## Stored data
****************************************

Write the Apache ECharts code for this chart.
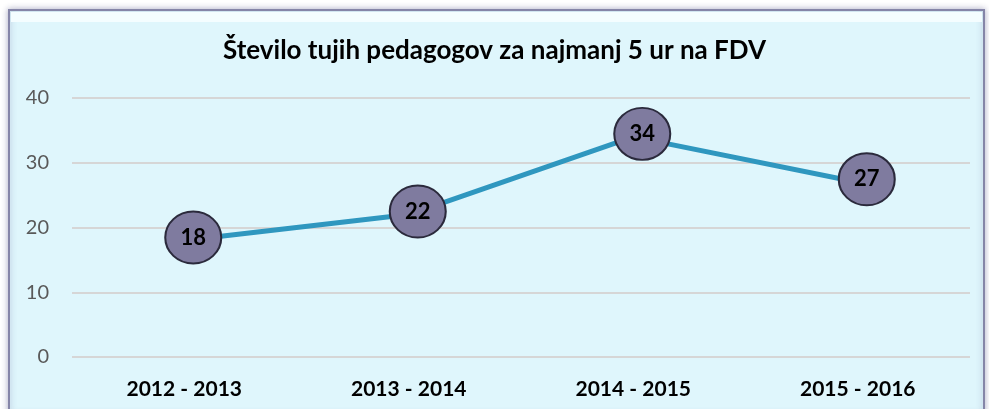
<!DOCTYPE html>
<html>
<head>
<meta charset="utf-8">
<script src="https://cdn.jsdelivr.net/npm/echarts@6/dist/echarts.min.js"></script>
<style>
  html, body { margin: 0; padding: 0; background: #fff; }
  #chart { width: 989px; height: 409px; }
</style>
</head>
<body>
<div id="chart"></div>
<script>
const years = ['2012 - 2013', '2013 - 2014', '2014 - 2015', '2015 - 2016'];
const teachers = [18, 22, 34, 27];
const yTicks = { min: 0, max: 40, interval: 10 };

const chart = echarts.init(document.getElementById('chart'));

const option = {
  backgroundColor: '#ffffff',
  textStyle: { fontFamily: 'Lato' },
  graphic: [
    // okvir z rahlo senco
    {
      type: 'rect',
      z: -10,
      shape: { x: 9, y: 10, width: 975, height: 405 },
      style: {
        fill: '#dff6fc',
        stroke: '#8585a8',
        lineWidth: 2,
        shadowBlur: 6,
        shadowColor: 'rgba(90,90,140,0.45)',
        shadowOffsetX: 0,
        shadowOffsetY: 0
      }
    },
    {
      type: 'rect',
      z: -9,
      shape: { x: 11, y: 12, width: 971, height: 10 },
      style: { fill: '#f4fdff' }
    }
  ],
  title: {
    text: 'Število tujih pedagogov za najmanj 5 ur na FDV',
    left: 'center',
    top: 33,
    textStyle: {
      fontFamily: 'Lato',
      fontSize: 26,
      fontWeight: 'bold',
      color: '#000'
    }
  },
  grid: {
    left: 72,
    right: 19,
    top: 98,
    bottom: 52
  },
  xAxis: {
    type: 'category',
    data: years,
    boundaryGap: true,
    axisLine: { show: false },
    axisTick: { show: false },
    axisLabel: {
      fontFamily: 'Lato',
      fontSize: 21,
      fontWeight: 'bold',
      color: '#000',
      margin: 22
    }
  },
  yAxis: {
    type: 'value',
    min: yTicks.min,
    max: yTicks.max,
    interval: yTicks.interval,
    axisLine: { show: false },
    axisTick: { show: false },
    axisLabel: {
      fontFamily: 'Lato',
      fontSize: 20,
      color: '#595959',
      margin: 23
    },
    splitLine: { lineStyle: { color: '#d6d6d6', width: 2 } }
  },
  series: [
    {
      type: 'line',
      data: teachers,
      lineStyle: { color: '#2f97bf', width: 5 },
      symbol: 'circle',
      symbolSize: [56, 52],
      symbolOffset: [9, -3],
      itemStyle: {
        color: '#7f7b9f',
        borderColor: '#2b2a3c',
        borderWidth: 2
      },
      label: {
        show: true,
        position: 'inside',
        fontFamily: 'Lato',
        fontSize: 22,
        fontWeight: 'bold',
        color: '#000'
      },
      z: 3
    }
  ],
  animation: false
};

chart.setOption(option);
</script>
</body>
</html>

****************************************

## Written instruction
Please extract exactly the lines of the data, from the first through the line containing "const chart = echarts.init(document.getElementById('chart'));", and add no pictures to the copy.

## Written solution
Write the Apache ECharts code for this chart.
<!DOCTYPE html>
<html>
<head>
<meta charset="utf-8">
<script src="https://cdn.jsdelivr.net/npm/echarts@6/dist/echarts.min.js"></script>
<style>
  html, body { margin: 0; padding: 0; background: #fff; }
  #chart { width: 989px; height: 409px; }
</style>
</head>
<body>
<div id="chart"></div>
<script>
const years = ['2012 - 2013', '2013 - 2014', '2014 - 2015', '2015 - 2016'];
const teachers = [18, 22, 34, 27];
const yTicks = { min: 0, max: 40, interval: 10 };

const chart = echarts.init(document.getElementById('chart'));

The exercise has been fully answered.